It is also not fair to criticize the doctor since none of us responding to the OP were there to see how this child presented. 

A splinting class might not be a bad idea since it could provide some pointers to something new or refresh on something forgotten. EMT(P)s may not get the chance to work with many different partners or other professionals to see if there is a better way to do something. Some may also take the easiest route for CEUs and don't always stay current or as skilled as they should be. Being an EMT for 19 years could give one a false sense of security of believing they know everything in their level especially if no one has ever criticized them before. Maybe it is time to see if new tricks can be learned or old ones remembered.


----------



## Veneficus (Mar 18, 2009)

VentMedic said:


> It is also not fair to criticize the doctor since none of us responding to the OP were there to see how this child presented..



I mentioned that at the bottom, 3 sides to a story. But I was trying to illustrate that just because somebody is a doctor doesn't make them all knowing and all powerful. 

Would be nice though.


----------



## benkfd (Mar 18, 2009)

kristen,
  YOU DIDN'T DO ANYTHING WRONG!!!!!!!!!!!I would have done the same things that you did. Keep the pt. as calm as you can through BLS means!!!!!!! Sounds like the Doc needs to ride on the streets for a while.  See if he/she could get the pt. to settle down.  Anyway,  I think you did the right thing.


----------



## mycrofft (Mar 18, 2009)

*The acceptable approach used to be to swoop on the kid and hogtie 'em.*

I see two questions: was the treatment correct and was the MD in the right?

1. If the MD tracked you down to try to beat you up by offering splinting classes care of you, he was off base. He should have lodged a complaint with your employer. Even if you had taken an O2 cylnder and beaten the kid to a pulp, trying to bully you around was not professional.
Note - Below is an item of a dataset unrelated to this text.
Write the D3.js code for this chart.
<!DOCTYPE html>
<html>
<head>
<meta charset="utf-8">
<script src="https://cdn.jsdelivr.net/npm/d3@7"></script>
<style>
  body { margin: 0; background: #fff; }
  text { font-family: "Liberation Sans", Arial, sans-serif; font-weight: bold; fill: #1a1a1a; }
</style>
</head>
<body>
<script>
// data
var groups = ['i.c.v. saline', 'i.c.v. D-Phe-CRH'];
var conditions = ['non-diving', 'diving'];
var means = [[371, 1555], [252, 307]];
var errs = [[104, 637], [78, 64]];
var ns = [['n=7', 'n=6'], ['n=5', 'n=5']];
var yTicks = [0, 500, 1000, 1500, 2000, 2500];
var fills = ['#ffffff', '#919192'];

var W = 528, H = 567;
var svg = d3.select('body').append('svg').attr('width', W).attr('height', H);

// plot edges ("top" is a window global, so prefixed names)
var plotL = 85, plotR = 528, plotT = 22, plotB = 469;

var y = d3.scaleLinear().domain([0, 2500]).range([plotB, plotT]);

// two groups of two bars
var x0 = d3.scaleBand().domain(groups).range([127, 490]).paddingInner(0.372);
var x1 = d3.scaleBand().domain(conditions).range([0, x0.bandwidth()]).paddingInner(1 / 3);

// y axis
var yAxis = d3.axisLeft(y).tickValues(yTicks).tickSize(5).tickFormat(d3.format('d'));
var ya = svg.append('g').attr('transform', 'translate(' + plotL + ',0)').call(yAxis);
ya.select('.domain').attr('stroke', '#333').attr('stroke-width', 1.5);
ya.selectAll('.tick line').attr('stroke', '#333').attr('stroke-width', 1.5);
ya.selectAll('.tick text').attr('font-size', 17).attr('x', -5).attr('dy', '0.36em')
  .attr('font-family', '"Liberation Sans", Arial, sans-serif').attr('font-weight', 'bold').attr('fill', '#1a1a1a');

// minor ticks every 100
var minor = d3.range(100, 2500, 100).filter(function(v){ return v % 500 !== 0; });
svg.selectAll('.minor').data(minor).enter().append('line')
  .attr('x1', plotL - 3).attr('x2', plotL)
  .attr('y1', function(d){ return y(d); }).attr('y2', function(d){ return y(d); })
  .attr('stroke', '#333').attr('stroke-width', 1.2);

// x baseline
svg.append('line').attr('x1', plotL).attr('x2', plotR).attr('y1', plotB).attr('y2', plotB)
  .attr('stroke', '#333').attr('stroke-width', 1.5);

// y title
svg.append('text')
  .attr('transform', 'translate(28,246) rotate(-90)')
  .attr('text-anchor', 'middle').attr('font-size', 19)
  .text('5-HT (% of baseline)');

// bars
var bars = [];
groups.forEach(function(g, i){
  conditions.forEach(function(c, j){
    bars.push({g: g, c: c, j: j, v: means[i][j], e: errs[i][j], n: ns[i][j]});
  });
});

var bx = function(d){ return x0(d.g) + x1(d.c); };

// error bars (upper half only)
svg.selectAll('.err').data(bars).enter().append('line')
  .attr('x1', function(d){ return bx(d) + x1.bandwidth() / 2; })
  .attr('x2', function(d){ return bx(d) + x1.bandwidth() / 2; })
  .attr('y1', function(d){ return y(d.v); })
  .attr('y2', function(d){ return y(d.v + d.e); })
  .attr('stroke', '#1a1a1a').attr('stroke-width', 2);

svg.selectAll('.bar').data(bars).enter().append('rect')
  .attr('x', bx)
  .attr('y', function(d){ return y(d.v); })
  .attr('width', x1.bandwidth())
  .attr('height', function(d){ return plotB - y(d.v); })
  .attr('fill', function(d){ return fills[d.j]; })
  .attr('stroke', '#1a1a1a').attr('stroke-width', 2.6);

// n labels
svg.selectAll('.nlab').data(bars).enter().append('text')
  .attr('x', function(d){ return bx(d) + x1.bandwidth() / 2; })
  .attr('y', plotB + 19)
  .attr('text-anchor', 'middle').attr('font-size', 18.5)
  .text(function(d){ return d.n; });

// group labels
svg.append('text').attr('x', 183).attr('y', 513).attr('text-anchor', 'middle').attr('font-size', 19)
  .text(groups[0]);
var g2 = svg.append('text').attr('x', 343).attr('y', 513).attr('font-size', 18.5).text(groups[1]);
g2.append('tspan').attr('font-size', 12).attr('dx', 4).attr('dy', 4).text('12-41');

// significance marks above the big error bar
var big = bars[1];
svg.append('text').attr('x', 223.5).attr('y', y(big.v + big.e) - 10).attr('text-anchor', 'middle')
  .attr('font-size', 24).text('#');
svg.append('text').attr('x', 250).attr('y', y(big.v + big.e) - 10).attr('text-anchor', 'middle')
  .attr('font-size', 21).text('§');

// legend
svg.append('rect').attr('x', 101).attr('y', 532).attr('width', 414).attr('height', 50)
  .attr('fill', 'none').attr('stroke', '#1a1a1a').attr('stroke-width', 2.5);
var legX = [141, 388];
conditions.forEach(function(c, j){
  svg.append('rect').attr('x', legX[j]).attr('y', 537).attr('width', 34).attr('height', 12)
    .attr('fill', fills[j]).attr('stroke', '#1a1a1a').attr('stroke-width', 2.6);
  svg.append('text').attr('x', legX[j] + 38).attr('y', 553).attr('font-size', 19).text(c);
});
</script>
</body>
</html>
2. You could have ambushed the kid by having tape or some such under the pillow to secure it around the limb, then you could fasten a stiffener to the pillow. Mom didn't help??
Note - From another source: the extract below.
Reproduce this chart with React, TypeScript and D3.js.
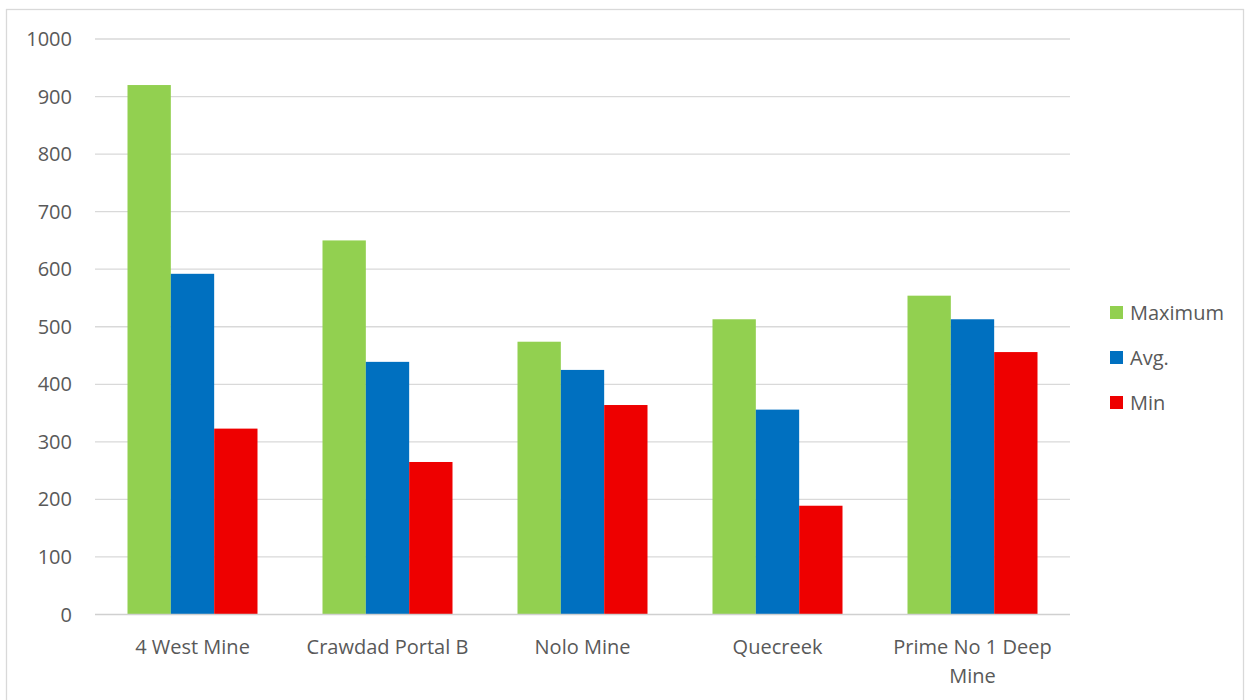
import React from "react";
import * as d3 from "d3";

const categories = ["4 West Mine", "Crawdad Portal B", "Nolo Mine", "Quecreek", "Prime No 1 Deep Mine"];
const categoryLines = [["4 West Mine"], ["Crawdad Portal B"], ["Nolo Mine"], ["Quecreek"], ["Prime No 1 Deep", "Mine"]];
const seriesNames = ["Maximum", "Avg.", "Min"];
const seriesColors = ["#92D050", "#0070C0", "#EE0000"];
const maximumValues = [920, 650, 474, 513, 554];
const avgValues = [592, 439, 425, 356, 513];
const minValues = [323, 265, 364, 189, 456];
const yTicks = [0, 100, 200, 300, 400, 500, 600, 700, 800, 900, 1000];

const seriesValues = [maximumValues, avgValues, minValues];

export default function App() {
  const W = 1250, H = 700;
  const left = 95, right = 1070, top = 39, bottom = 614.5;
  const x = d3.scaleBand<string>().domain(categories).range([left, right]).padding(0);
  const step = x.bandwidth();
  const inner = d3.scaleBand<string>().domain(seriesNames).range([step / 6, (step * 5) / 6]).padding(0);
  const y = d3.scaleLinear().domain([0, 1000]).range([bottom, top]);
  const font = "Open Sans, Liberation Sans, sans-serif";
  const textColor = "#595959";
  const fs = 20;

  return (
    <svg width={W} height={H} style={{ position: "absolute", left: 0, top: 0, background: "#fff" }} fontFamily={font}>
      <rect x={6.5} y={9.5} width={1237} height={700} fill="#fff" stroke="#d9d9d9" strokeWidth={1.3} />
      {yTicks.map((t) => (
        <g key={t}>
          {t !== 0 && (
            <line x1={left} x2={right} y1={y(t)} y2={y(t)} stroke="#d9d9d9" strokeWidth={1.3} />
          )}
          <text x={72} y={y(t)} dy="0.35em" textAnchor="end" fontSize={fs} fill={textColor}>
            {t}
          </text>
        </g>
      ))}
      {categories.map((c, ci) => (
        <g key={c}>
          {seriesNames.map((s, si) => (
            <rect
              key={s}
              x={(x(c) as number) + (inner(s) as number)}
              y={y(seriesValues[si][ci])}
              width={inner.bandwidth()}
              height={y(0) - y(seriesValues[si][ci])}
              fill={seriesColors[si]}
            />
          ))}
          {categoryLines[ci].map((ln, li) => (
            <text
              key={li}
              x={(x(c) as number) + step / 2}
              y={647 + li * 29}
              dy="0.35em"
              textAnchor="middle"
              fontSize={fs}
              fill={textColor}
            >
              {ln}
            </text>
          ))}
        </g>
      ))}
      <line x1={left} x2={right} y1={y(0)} y2={y(0)} stroke="#d0d0d0" strokeWidth={1.5} />
      {seriesNames.map((s, si) => (
        <g key={s}>
          <rect x={1110} y={306 + si * 45} width={13} height={13} fill={seriesColors[si]} />
          <text x={1130} y={312.5 + si * 45} dy="0.35em" fontSize={fs} fill={textColor}>
            {s}
          </text>
        </g>
      ))}
    </svg>
  );
}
Managing the people in EMS situations is harder than treating them. Live and learn but go to your boss about this doc.


----------



## curt (Mar 26, 2009)

I think I would've done the same as you. If she was constantly strugling and squirming around to not have the splint put on her, it probably would've resulted in her causing further harm to herself with that broken bone anyway- probably a lot more than just not splinting that leg. If someone's got obvious spinal trauma, but they're getting ready to really struggle to avoid getting collared, you're probably better off just having someone maintain manual control throughout, unless you plan on sedating him. I think you're covered under the primary rule of EMS, and, indeed, medicine: Do no further harm. 
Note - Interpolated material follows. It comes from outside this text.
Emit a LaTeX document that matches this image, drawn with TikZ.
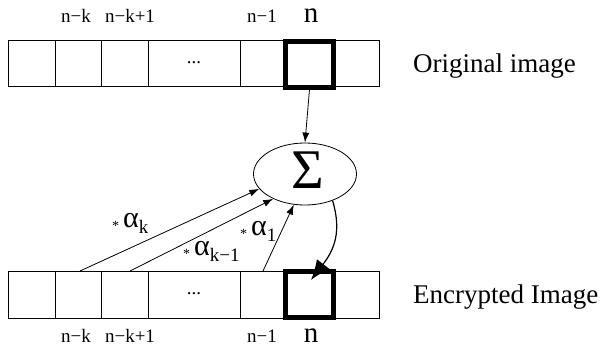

 Also, as someone else said, specialty classe don't have to be a bad thing- you might learn something new and useful that you didn't get to learn from your classes or an associate in the field- especially since it's a class devoted to one thing and one thing alone.


----------



## VentMedic (Mar 26, 2009)

Welcome to being a medical professional. You are accountable for whatever decisions you make and whatever actions you take. If you can not adequately explain yourself with a logical reason then you may have a problem. It doesn't matter if every member on all the EMS forums agree with you. We don't know all the facts and cannot fight your battles for you.  Some may be agreeing with you but only from the picture you have painted.  Take the opportunity to review and refresh your skills.


----------



## 46Young (May 10, 2009)

How was your narrative written? Was it thorough enough to support your actions?


----------



## Dominion (May 11, 2009)

The only thing I would have done differently and this is something that's been hammered into my head is to have contact medical control.  In this situation I would have contacted an online doc and said "4yo pt with visible defomity and swelling in lower extremity (location), attempted to splint but pt is being difficult to work with, patient is calm with leg supported on pillow and in no visible distress.  <give vitals> Ok to continue transport with patients leg supported and immobilized on pillows?" then follow what the doc says.  if doc says to splint I'd try my best to get it splinted before arrival, if not possible then document document document document.


----------



## 2easy4u (May 11, 2009)

*Doc liability*

From your description, it sounds like the Doc was concerned about liability. Especially since this was a child,and the liability will be for many years. 
I have had several combative patients,and I have found that unless you can sedate or RSI the patient, your better off limiting your fight with them. In other words I don't think you did the wrong thing for your patient. The Doc got twisted up about it but he will get over that. And the child will have a better outcome because you did the right thing. Perhaps that Doc needs to ride along for a bit. So that he can become more comfortable with treating emergency patients.


----------